Cette situation préoccupe également Guy-Youlbert Frère de Saint-Léonard, qui est détenteur d’une maîtrise à l’Université de Sherbrooke et qui travaille actuellement chez SNC-Lavalin à Montréal. «Force est de constater que les mesures annoncées ne sont nullement à la hauteur des attentes de la communauté et ne répondent pas efficacement aux besoins crées par la tragédie», a critiqué M.Frère, père d’une fille de 3 ans. Les deux frères cadets de Guy, durement éprouvés par le séisme, résident encore à Port-au-Prince.
Guy-Youlbert Frère s’en prend également aux «exigences financières (qui) n’ont pas beaucoup changé alors que la communauté haïtienne ne fait pas partie des plus fortunées et arrive difficilement à satisfaire ces exigences. De plus, le seuil de 3000 personnes demeure une restriction importante compte tenu des besoins. Je suis d’avis que, face à une situation pareille, tout en respectant la capacité d’accueil de la province, le MICC pourrait hausser encore plus et juste pour cette année la quantité d’immigrants d’origine haïtienne devant arriver ici».
«…Remplir les coffres des gouvernements »?
«Mme James, à travers le ministère du Revenu, peut voir facilement combien de personnes disposant dans la communauté ces fameux revenus annuels de 50 000 ou de 60 000 dollars dans la communauté haïtienne. Quel pourcentage de gens qui va pouvoir en bénéficier et c’est pas juste et c’est même discriminatoire d’ailleurs», fulmine, de son côté, Samuel Lucien, coordonnateur du CECISCA (Centre d’éducation communautaire et d’insertion sociale du Canada) à St-Michel.
«Il y a aussi un aspect malsain de ce programme qui vise aussi à remplir les coffres des gouvernements du Québec et du Canada.

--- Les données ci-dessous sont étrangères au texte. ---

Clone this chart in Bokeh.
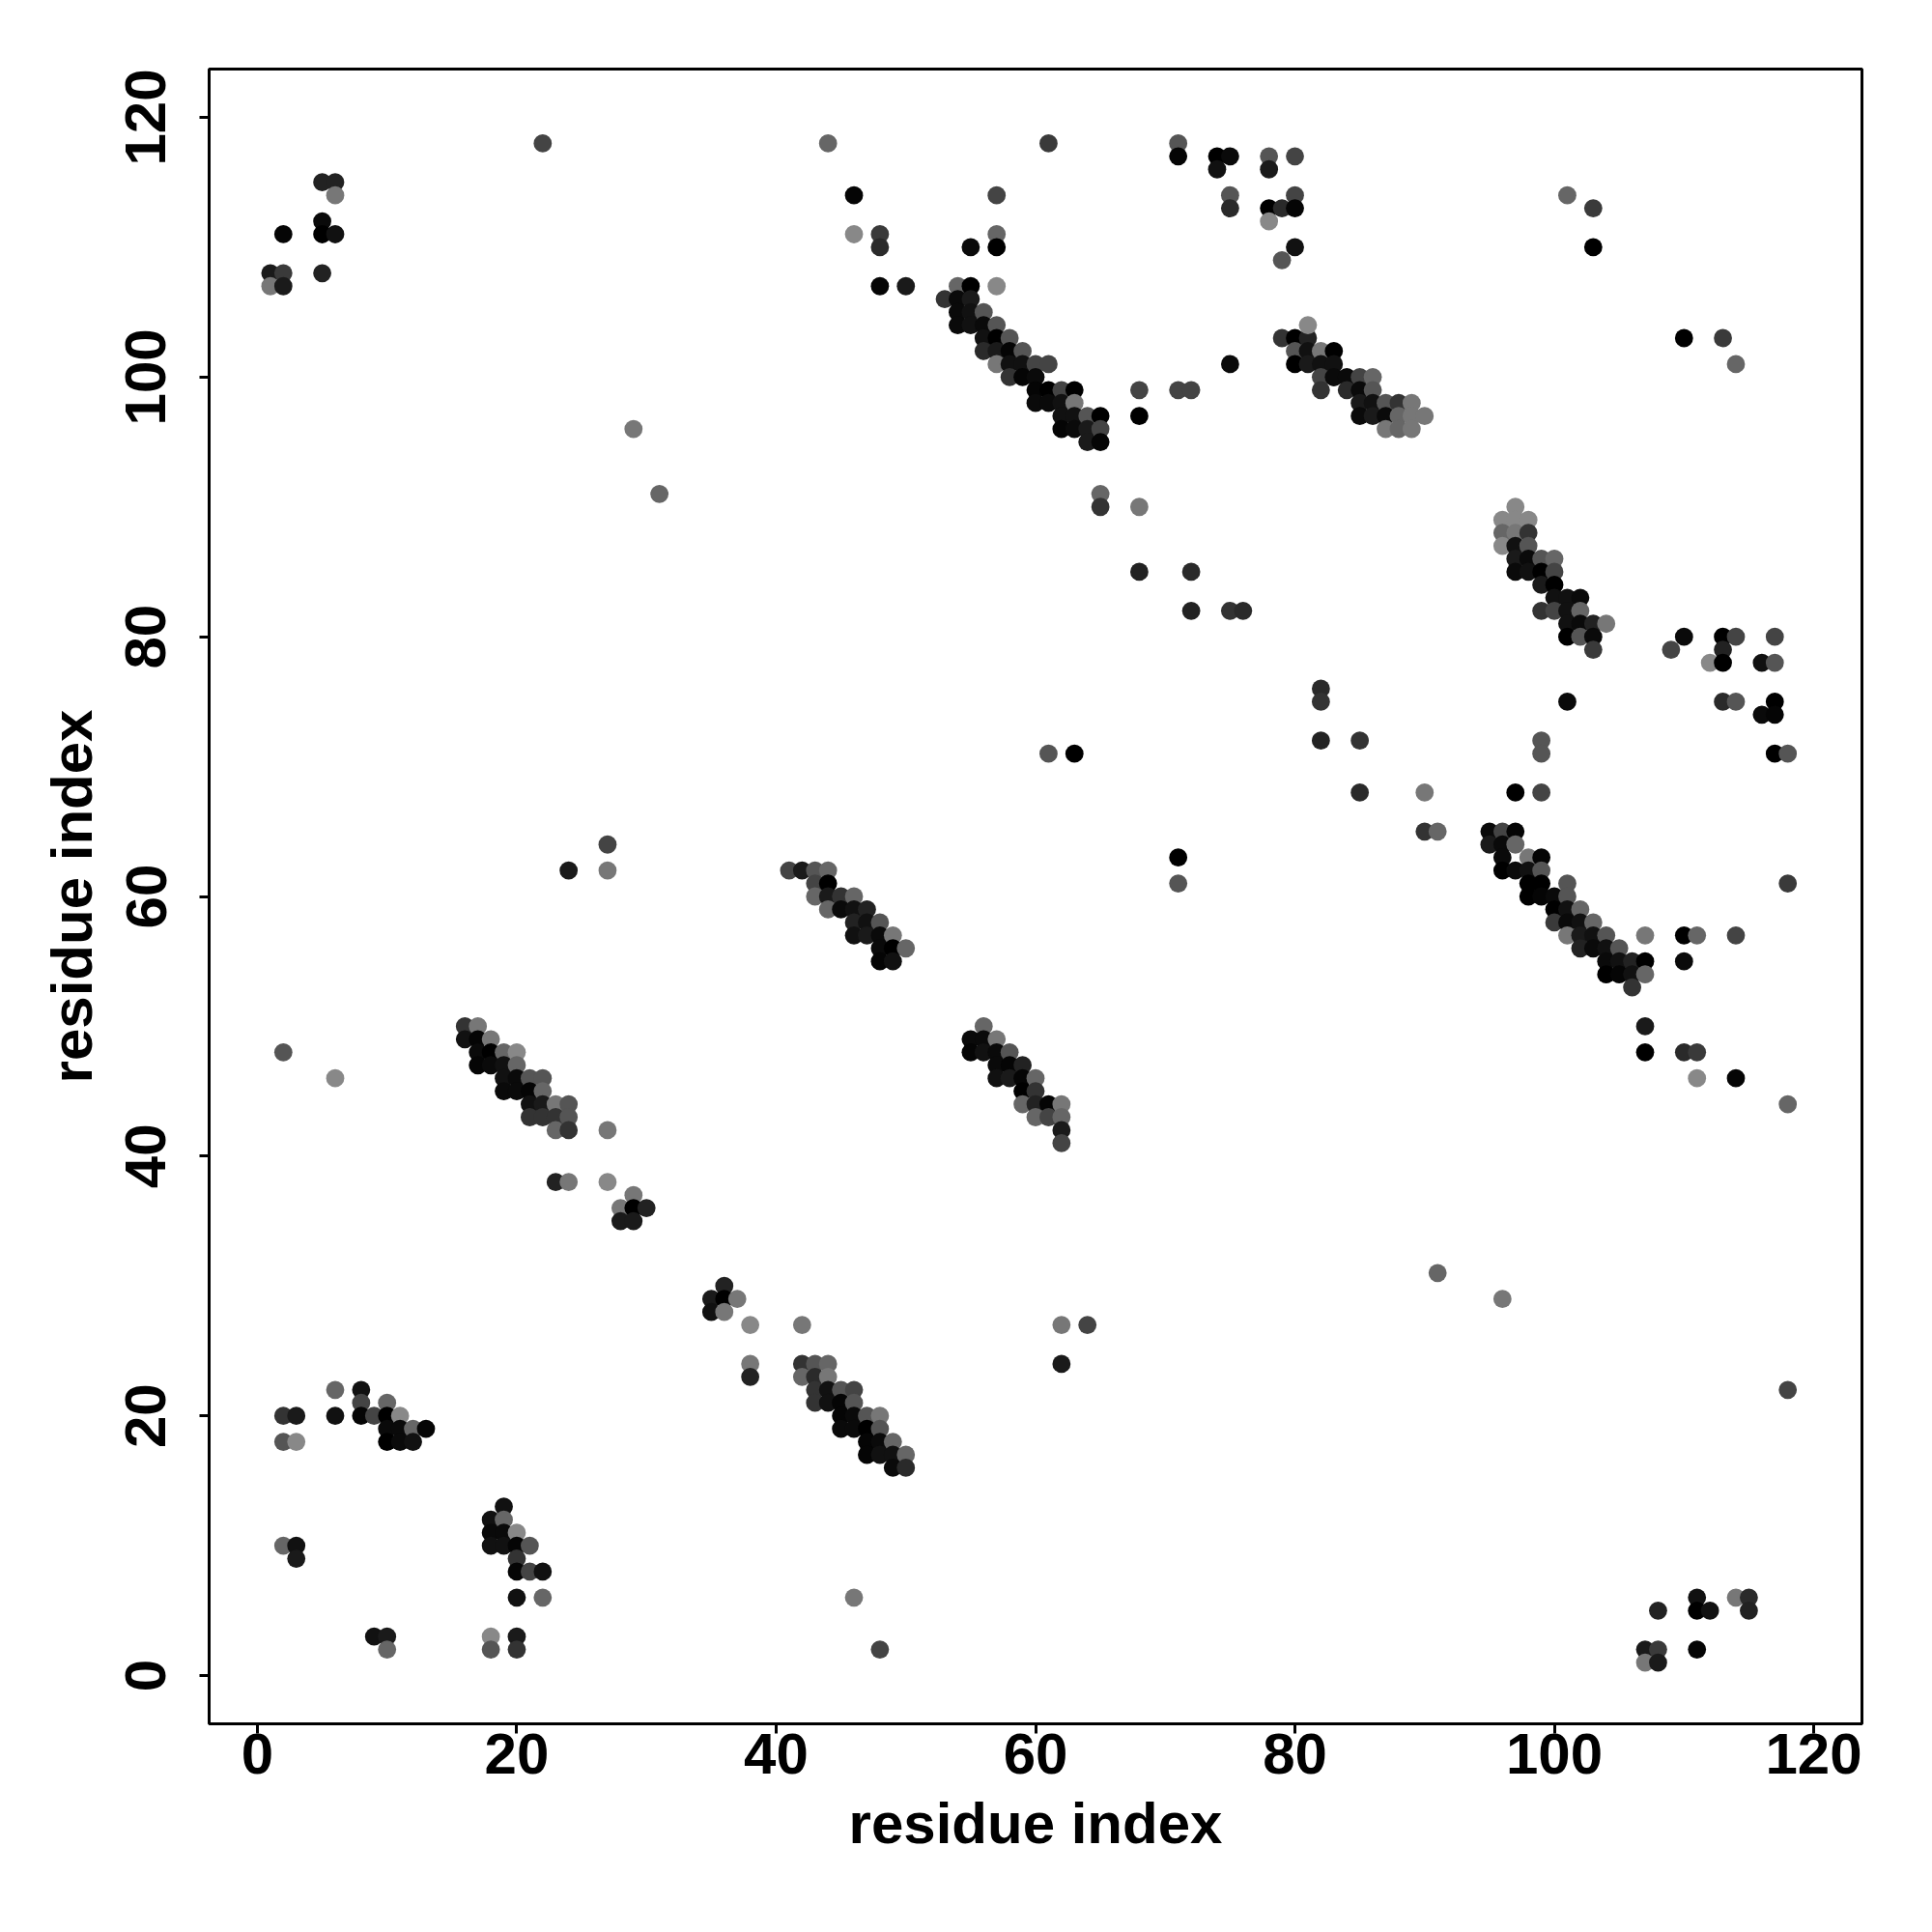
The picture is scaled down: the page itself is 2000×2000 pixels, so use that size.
from bokeh.plotting import figure
from bokeh.models import Range1d, FixedTicker
from bokeh.embed import file_html
from bokeh.resources import INLINE

# Contact map: residue i (x), residue j (y), grey level of the dot (0 = black)
# --- upper-left corner cluster ---
ul_i = [22, 5, 6, 6, 5, 2, 5, 6, 1, 2, 5, 1, 2, 29, 31]
ul_j = [118, 115, 115, 114, 112, 111, 111, 111, 108, 108, 108, 107, 107, 96, 91]
ul_g = [68, 34, 34, 119, 10, 5, 0, 17, 26, 58, 34, 119, 26, 119, 102]

# --- top middle scattered contacts ---
tm_i = [44, 61, 71, 71, 74, 75, 74, 78, 78, 80, 46, 57, 75, 75, 80, 78, 79, 80, 78, 46, 48, 48, 57, 55, 57, 80, 79]
tm_j = [118, 118, 118, 117, 117, 117, 116, 117, 116, 117, 114, 114, 114, 113, 114, 113, 113, 113, 112, 111, 111, 110, 111, 110, 110, 110, 109]
tm_g = [102, 58, 85, 5, 0, 10, 17, 85, 26, 68, 5, 68, 85, 42, 68, 0, 42, 5, 136, 136, 58, 42, 102, 10, 0, 17, 85]

# --- strand band 53-65 x 95-107 ---
b1_i = [48, 50, 54, 55, 57, 53, 54, 55, 54, 55, 56, 54, 55, 56, 57, 56, 57, 58, 56, 57, 58, 59, 57, 58, 59, 60, 61,
        58, 59, 60, 60, 61, 62, 63, 60, 61, 62, 63, 62, 63, 64, 65, 62, 63, 64, 65, 64, 65]
b1_j = [107, 107, 107, 107, 107, 106, 106, 106, 105, 105, 105, 104, 104, 104, 104, 103, 103, 103, 102, 102, 102, 102,
        101, 101, 101, 101, 101,
        100, 100, 100, 99, 99, 99, 99, 98, 98, 98, 98, 97, 97, 97, 97, 96, 96, 96, 96, 95, 95]
b1_g = [5, 26, 102, 0, 136, 51, 10, 26, 10, 17, 85, 10, 17, 10, 85, 17, 0, 85, 42, 26, 5, 85, 119, 17, 17, 68, 68,
        51, 5, 10, 5, 0, 68, 0, 10, 10, 17, 119, 17, 17, 85, 0, 5, 10, 26, 68, 26, 5]

# --- scattered 65-76 x 82-101 ---
s1_i = [68, 68, 71, 72, 75, 65, 65, 68, 68, 72, 72, 75, 76]
s1_j = [99, 97, 99, 99, 101, 91, 90, 90, 85, 85, 82, 82, 82]
s1_g = [68, 0, 68, 68, 10, 102, 51, 119, 34, 42, 34, 51, 42]

# --- strand band 79-90 x 96-104 ---
b2_i = [79, 80, 81, 81, 80, 81, 82, 83, 80, 81, 82, 83, 82, 82,
        83, 83, 84, 85, 86, 84, 85, 86, 85, 86, 87, 88, 89, 85, 86, 87, 88, 89, 90, 87, 88, 89]
b2_j = [103, 103, 103, 104, 102, 102, 102, 102, 101, 101, 101, 100, 100, 99,
        101, 100, 100, 100, 100, 99, 99, 99, 98, 98, 98, 98, 98, 97, 97, 97, 97, 97, 97, 96, 96, 96]
b2_g = [51, 0, 34, 136, 85, 17, 119, 0, 0, 26, 17, 0, 68, 51,
        17, 10, 10, 68, 102, 42, 10, 85, 26, 17, 85, 51, 119, 10, 26, 10, 102, 119, 119, 119, 102, 119]

# --- top right scattered ---
tr_i = [101, 103, 103, 110, 113, 114]
tr_j = [114, 113, 110, 103, 103, 101]
tr_g = [102, 58, 0, 0, 58, 102]

# --- strand band 96-104 x 80-90 ---
b3_i = [97, 96, 97, 98, 96, 97, 98, 96, 97, 98, 97, 98, 99, 100, 97, 98, 99, 100, 99, 100, 100, 101, 102,
        99, 100, 101, 102, 101, 102, 103, 104, 101, 102, 103]
b3_j = [90, 89, 89, 89, 88, 88, 88, 87, 87, 87, 86, 86, 86, 86, 85, 85, 85, 85, 84, 84, 83, 83, 83,
        82, 82, 82, 82, 81, 81, 81, 81, 80, 80, 80]
b3_g = [136, 136, 136, 136, 102, 119, 51, 136, 17, 85, 26, 10, 85, 102, 10, 17, 0, 68, 26, 0, 17, 17, 10,
        51, 68, 17, 102, 17, 10, 34, 119, 0, 85, 10]

# --- right side scattered 85-118 x 65-80 ---
r1_i = [110, 113, 114, 117, 103, 109, 113, 112, 113, 116, 117, 101, 113, 114, 117, 116, 117, 85, 99, 99, 117, 118,
        85, 90, 97, 99, 90, 91]
r1_j = [80, 80, 80, 80, 79, 79, 79, 78, 78, 78, 78, 75, 75, 75, 75, 74, 74, 72, 72, 71, 71, 71,
        68, 68, 68, 68, 65, 65]
r1_g = [10, 0, 68, 68, 58, 68, 34, 136, 0, 17, 85, 10, 42, 85, 0, 10, 5, 51, 85, 85, 0, 85,
        42, 119, 0, 68, 51, 102]

# --- strand band 95-107 x 53-65 ---
b4_i = [95, 96, 97, 95, 96, 97, 96, 98, 99, 96, 97, 98, 99, 98, 99, 101, 98, 99, 100, 101, 100, 101, 102,
        100, 101, 102, 103, 101, 102, 103, 104, 102, 103, 104, 105, 104, 105, 106, 107, 104, 105, 106, 107, 106]
b4_j = [65, 65, 65, 64, 64, 64, 63, 63, 63, 62, 62, 62, 62, 61, 61, 61, 60, 60, 60, 60, 59, 59, 59,
        58, 58, 58, 58, 57, 57, 57, 57, 56, 56, 56, 56, 55, 55, 55, 55, 54, 54, 54, 54, 53]
b4_g = [10, 68, 5, 26, 10, 102, 10, 119, 5, 0, 10, 17, 85, 0, 0, 85, 0, 5, 10, 85, 0, 17, 102,
        58, 10, 17, 102, 119, 26, 17, 85, 34, 10, 17, 85, 10, 17, 34, 0, 0, 5, 17, 102, 51]

# --- right side scattered 107-118 x 44-61 ---
r2_i = [107, 110, 111, 114, 110, 118, 107, 107, 110, 111, 111, 114, 118]
r2_j = [57, 57, 57, 57, 55, 61, 50, 48, 48, 48, 46, 46, 44]
r2_g = [119, 0, 102, 68, 10, 58, 26, 0, 42, 58, 136, 5, 102]

# --- left middle: band 16-24 x 42-50 and neighbours ---
b5_i = [27, 24, 27, 2, 6, 16, 17, 16, 17, 18, 17, 18, 19, 20, 17, 18, 19, 20, 19, 20, 21, 22, 19, 20, 21, 22,
        21, 22, 23, 24, 21, 22, 23, 24, 23, 24, 27, 23, 24, 27, 29]
b5_j = [64, 62, 62, 48, 46, 50, 50, 49, 49, 49, 48, 48, 48, 48, 47, 47, 47, 47, 46, 46, 46, 46, 45, 45, 45, 45,
        44, 44, 44, 44, 43, 43, 43, 43, 42, 42, 42, 38, 38, 38, 37]
b5_g = [68, 26, 119, 85, 136, 51, 119, 17, 5, 119, 10, 0, 102, 136, 5, 10, 17, 102, 17, 10, 85, 85, 10, 10, 5, 102,
        17, 26, 119, 85, 51, 51, 51, 85, 102, 51, 119, 34, 119, 136, 119]

# --- lower left clusters ---
ll_i = [28, 29, 30, 28, 29, 36, 35, 36, 37, 35, 36, 38, 38, 38, 6, 8, 2, 3, 6, 8, 8, 9, 10, 10, 11,
        10, 11, 12, 13, 10, 11, 12, 2, 3, 19, 18, 19, 18, 19, 20, 18, 19, 20, 21, 20, 20, 21, 22, 20, 22,
        2, 3, 3, 9, 10, 10, 18, 18, 20, 20]
ll_j = [36, 36, 36, 35, 35, 30, 29, 29, 29, 28, 28, 27, 24, 23, 22, 22, 20, 20, 20, 21, 20, 20, 21, 20, 20,
        19, 19, 19, 19, 18, 18, 18, 18, 18, 13, 12, 12, 11, 11, 11, 10, 10, 10, 10, 9, 8, 8, 8, 6, 6,
        10, 10, 9, 3, 3, 2, 3, 2, 3, 2]
ll_g = [119, 0, 34, 26, 26, 34, 26, 0, 119, 17, 119, 136, 119, 34, 102, 17, 51, 26, 17, 68, 5, 68, 102, 0, 136,
        10, 10, 102, 5, 0, 10, 17, 85, 136, 17, 17, 102, 10, 10, 136, 17, 17, 5, 85, 51, 5, 68, 17, 17, 102,
        102, 17, 26, 17, 26, 102, 136, 85, 26, 51]

# --- centre: bands 41-50 x 55-62 and 55-62 x 41-50 ---
b6_i = [82, 82, 82, 61, 63, 71, 71, 41, 42, 43, 44, 43, 44, 43, 44, 45, 46, 44, 45, 46, 47, 46, 47, 48,
        46, 47, 48, 49, 48, 49, 50, 48, 49,
        56, 55, 56, 57, 55, 56, 57, 58, 57, 58, 59, 57, 58, 59, 60, 59, 60, 59, 60, 61, 62, 60, 61, 62, 62, 62]
b6_j = [76, 75, 72, 71, 71, 63, 61, 62, 62, 62, 62, 61, 61, 60, 60, 60, 60, 59, 59, 59, 59, 58, 58, 58,
        57, 57, 57, 57, 56, 56, 56, 55, 55,
        50, 49, 49, 49, 48, 48, 48, 48, 47, 47, 47, 46, 46, 46, 46, 45, 45, 44, 44, 44, 44, 43, 43, 43, 42, 41]
b6_g = [42, 51, 34, 85, 0, 0, 85, 68, 26, 85, 102, 68, 0, 102, 26, 51, 102, 102, 10, 17, 34, 34, 17, 85,
        17, 26, 10, 119, 10, 0, 102, 5, 17,
        102, 10, 10, 119, 5, 17, 10, 85, 10, 5, 34, 17, 26, 5, 102, 0, 51, 102, 34, 5, 119, 102, 68, 102, 26, 68]

# --- lower band 42-50 x 16-24 ---
b7_i = [42, 62, 64, 62, 42, 43, 44, 42, 43, 44, 43, 44, 45, 46, 43, 44, 45, 46, 45, 46, 47, 48,
        45, 46, 47, 48, 47, 48, 49, 47, 48, 49, 50, 49, 50, 46, 48]
b7_j = [27, 27, 27, 24, 24, 24, 24, 23, 23, 23, 22, 22, 22, 22, 21, 21, 21, 21, 20, 20, 20, 20,
        19, 19, 19, 19, 18, 18, 18, 17, 17, 17, 17, 16, 16, 6, 2]
b7_g = [119, 119, 68, 26, 51, 85, 102, 102, 42, 119, 51, 17, 85, 68, 51, 17, 5, 85, 5, 10, 85, 119,
        10, 10, 0, 85, 5, 10, 102, 5, 17, 17, 102, 10, 42, 119, 68]

# --- lower right ---
lr_i = [91, 96, 118, 108, 111, 111, 112, 114, 115, 115, 107, 108, 107, 108, 111]
lr_j = [31, 29, 22, 5, 6, 5, 5, 6, 6, 5, 2, 2, 1, 1, 2]
lr_g = [102, 119, 68, 34, 17, 0, 17, 119, 42, 34, 26, 58, 119, 26, 5]

ticks = [0, 20, 40, 60, 80, 100, 120]
axis_title = "residue index"

groups = [(ul_i, ul_j, ul_g), (tm_i, tm_j, tm_g), (b1_i, b1_j, b1_g), (s1_i, s1_j, s1_g),
          (b2_i, b2_j, b2_g), (tr_i, tr_j, tr_g), (b3_i, b3_j, b3_g), (r1_i, r1_j, r1_g),
          (b4_i, b4_j, b4_g), (r2_i, r2_j, r2_g), (b5_i, b5_j, b5_g), (ll_i, ll_j, ll_g),
          (b6_i, b6_j, b6_g), (b7_i, b7_j, b7_g), (lr_i, lr_j, lr_g)]
xs, ys, colors = [], [], []
for gi, gj, gg in groups:
    assert len(gi) == len(gj) == len(gg), (len(gi), len(gj), len(gg))
    xs += gi
    ys += gj
    colors += ["#%02x%02x%02x" % (g, g, g) for g in gg]

p = figure(
    frame_width=1711, frame_height=1713,
    min_border_left=216, min_border_right=56, min_border_top=71, min_border_bottom=200,
    x_range=Range1d(-3.72, 123.72), y_range=Range1d(-3.72, 123.72),
    output_backend="svg", toolbar_location=None,
    background_fill_color="white", border_fill_color="white",
)
p.scatter(xs, ys, size=18.8, marker="circle", fill_color=colors, line_color=None)

p.grid.visible = False
p.outline_line_color = "black"
p.outline_line_width = 3

for ax in (p.xaxis, p.yaxis):
    ax.ticker = FixedTicker(ticks=ticks)
    ax.axis_line_color = None
    ax.major_tick_line_color = "black"
    ax.major_tick_line_width = 3
    ax.major_tick_out = 10
    ax.major_tick_in = 0
    ax.minor_tick_line_color = None
    ax.major_label_text_font = "Liberation Sans"
    ax.major_label_text_font_style = "bold"
    ax.major_label_text_font_size = "60px"
    ax.major_label_text_color = "black"
    ax.axis_label = axis_title
    ax.axis_label_text_font = "Liberation Sans"
    ax.axis_label_text_font_style = "bold"
    ax.axis_label_text_font_size = "60px"
    ax.axis_label_text_color = "black"

p.xaxis.major_label_standoff = 0
p.xaxis.axis_label_standoff = 15
p.yaxis.major_label_orientation = "vertical"
p.yaxis.major_label_standoff = 35
p.yaxis.axis_label_standoff = 20

open("out.html", "w").write(file_html(p, INLINE))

On sait que des milliers d’Haïtiens vont appliquer pour faire venir leurs proches alors que le MICC vous dit dès le départ qu’il ne va agréer que 3 000 demandes. Savez-vous que, uniquement en termes de frais pour étudier le dossier, ça prend 250 dollars pour déposer la demande à Québec, 150 pour chaque sinistré parrainé et 500 dollars additionnels pour Ottawa?», a dénoncé de son côté, M. Lucien.
«Un programme qui crée des tensions au sein des familles»?
Fernand Jean-Louis, titulaire également d’une maîtrise en communication à l’UQÀM, homme d’affaires et co-propriétaire d’une agence de placement en emploi WAPEX, estime que «le gouvernement Charest qui connaît très bien les faiblesses de la communauté haïtienne ne fait que la ridiculiser en lui imposant un tel programme».
«Écoutez c’est pas sérieux, est-ce que le gouvernement Charest allait proposer ça aux autres communautés? On ne doit pas accepter ce programme, les leaders de la communauté haïtienne doivent dire non à Yolande James. S’ils ne l’ont pas fait, s’ils sont désorganisés et s’ils ne défendent pas nos intérêts c’est à nous membres de la société civile de le faire», a martelé M.Jean-Louis qui n’écarte pas l’idée de lancer une pétition en ce sens.
M.Jean-Louis juge cette «mesure trop restrictive et même discriminatoire de la part de Québec». Selon lui, comme d’autres l’ont soutenu à mots couverts, la titulaire du MICC veut «éviter d’être taxée de favoritisme envers les Haïtiens, en raison de son origine antillaise». C’est sûr qu’elle n’est pas là en tant que ministre de la minorité noire, elle est une ministre québécoise, mais quand même, elle se doit également de défendre les intérêts de cette communauté», a-t-il exigé.
«L’autre problème, ce programme crée des tensions au sein des familles tant ici qu’en Haïti. Les conditions que Yolande James impose à la communauté haïtienne dans ce programme font croire aux gens en Haïti que nous avons les moyens de les faire immigrer. Franchement, ce programme nous met dans le pétrin, non seulement avec les membres de nos familles et envers nous-mêmes qui sommes incapables de les aider comme avant»
«Il faut que le programme soit révisé. Ce n’est pas une faveur. Nous sommes une force numérique et depuis quelque temps, la communauté haïtienne prend conscience désormais de son poids politique. Nous avons le droit de demander au gouvernement Charest de rectifier, sinon c’est clair qu’il va y avoir reddition de compte lors des prochaines élections», a menacé l’homme d’affaires qui s’est montré très préoccupé par les questions relatives à sa communauté d’origine.